Oh, gosh, a chapter a day, that'd be a miracle for me. When I have an empty schedule and get to just write, my goal is to finish a chapter per week. If I can meet that, then I know I'm on a roll. But inevitably, RL interrupts and throws me off.
I like your trick! That sounds handy. I believe it was Hemingway who would end his writing day midway through a sentence, so he'd have plenty of motivation when he started the next day, and he wasn't starting cold, since he was already in the middle of a thought. I've tried it, but discovered that I must have some form of OCD, b/c I couldn't stand leaving a sentence unfinished.
It pains me to realize it will take me many more months just to finish my books' second draft. Took me just under nine months to write the first, all by hand. September 2019 to May 2020. Looking like ten months for this next, bigger draft... and I am typing it. Originally wanted it done in six months with 110,000 words! Unrealistic and I am slow, so I lowered it to 80,000.
Take heart, HD! Stay the course. You got this.
Yeah, overhauling a draft from scratch always take me longer too. If I finish the first draft in 3-6 months, I can estimate the second draft will take me a year -- unless I'm working on multiple projects at once like I am now. Ugh. I swear, I'm about to undertake yet another overhaul of the opening of my historical, which will be the ... fourth? time I've tried to hammer out an opening for it (trying an entirely new format/timeline arrangement too), so this one is going to take me a LOT longer than expected.
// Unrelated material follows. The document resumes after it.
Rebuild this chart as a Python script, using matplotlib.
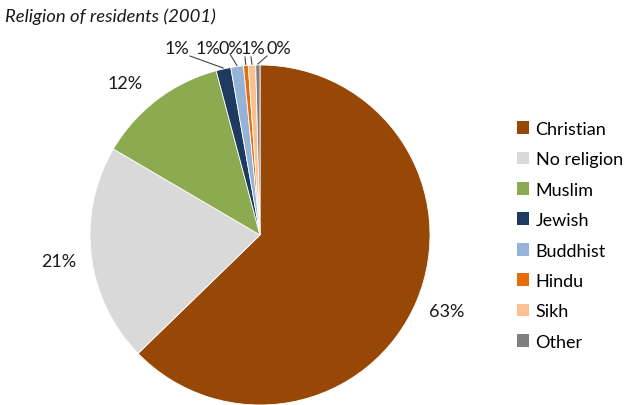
import numpy as np
import matplotlib.pyplot as plt
from matplotlib.patches import Patch

plt.rcParams['font.family'] = ['Lato', 'DejaVu Sans']

religions = ['Christian', 'No religion', 'Muslim', 'Jewish', 'Buddhist', 'Hindu', 'Sikh', 'Other']
shares = [62.7, 20.7, 12.4, 1.4, 1.2, 0.45, 0.7, 0.4]
colors = ['#974706', '#D9D9D9', '#8CAA50', '#1F3A5F', '#95B3D7', '#E46C0A', '#FAC090', '#7F7F7F']
pct_labels = ['%d%%' % int(round(s)) for s in shares]

W, H = 625, 406
fig = plt.figure(figsize=(W / 100, H / 100), dpi=100)
ax = fig.add_axes([0, 0, 1, 1])

cx, cy, R = 260, 170, 170
wedges, _ = ax.pie(shares, colors=colors, startangle=90, counterclock=False,
                   center=(cx, cy), radius=R, frame=True,
                   wedgeprops=dict(edgecolor='white', linewidth=0.6))
ax.set_xlim(0, W)
ax.set_ylim(0, H)
ax.set_aspect('equal')
ax.axis('off')

# big slices: label outside along the middle angle (small nudges like excel)
nudge = [(0, 3), (0, -2), (-12, -9)]
for w, lab, (dx, dy) in zip(wedges[:3], pct_labels[:3], nudge):
    a = np.deg2rad((w.theta1 + w.theta2) / 2)
    r = R * 1.19
    ax.text(cx + r * np.cos(a) + dx, cy + r * np.sin(a) + dy, lab, ha='center', va='center',
            fontsize=13, color='#1a1a1a')

# small slices: labels crowded at the top with leader lines
label_x = [177, 208, 231, 253, 279]
label_y = H - 49
line_start = [(190, H - 57), (230, H - 55), (245, H - 58), (251, H - 58), (267, H - 57)]
for i, w in enumerate(wedges[3:]):
    ax.text(label_x[i], label_y, pct_labels[3 + i], ha='center', va='center',
            fontsize=13, color='#1a1a1a')
    a = np.deg2rad((w.theta1 + w.theta2) / 2)
    ex, ey = cx + (R + 1) * np.cos(a), cy + (R + 1) * np.sin(a)
    sx, sy = line_start[i]
    ax.plot([sx, ex], [sy, ey], color='#444444', lw=0.8)

ax.text(5, H - 17, 'Religion of residents (2001)', ha='left', va='center',
        fontsize=13.3, style='italic', color='#1a1a1a')

handles = [Patch(facecolor=c, edgecolor='none') for c in colors]
fig.legend(handles, religions, loc='center left', bbox_to_anchor=(0.815, 0.418),
           frameon=False, fontsize=13, handlelength=0.7, handleheight=0.7,
           handletextpad=0.35, labelspacing=0.8, borderaxespad=0)

fig.savefig('out.png', dpi=100)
We just gotta stick with it. There's magic in them thar words. Sometimes we gotta chase it down.
325 an hour, you’re a hero. I’m lucky to get maybe 300 but mote like 250. Part of that is how I write, especially if new material. Referring to notes, checking back on name spelling and such. I generally get 2-3 hours at a setting when I write now. My work schedule is a 2-2-3 12hr night shift.
“No book is ever written but all good books are rewritten.” Issac Asimov
“What you learn is important, who you help learn is more important.”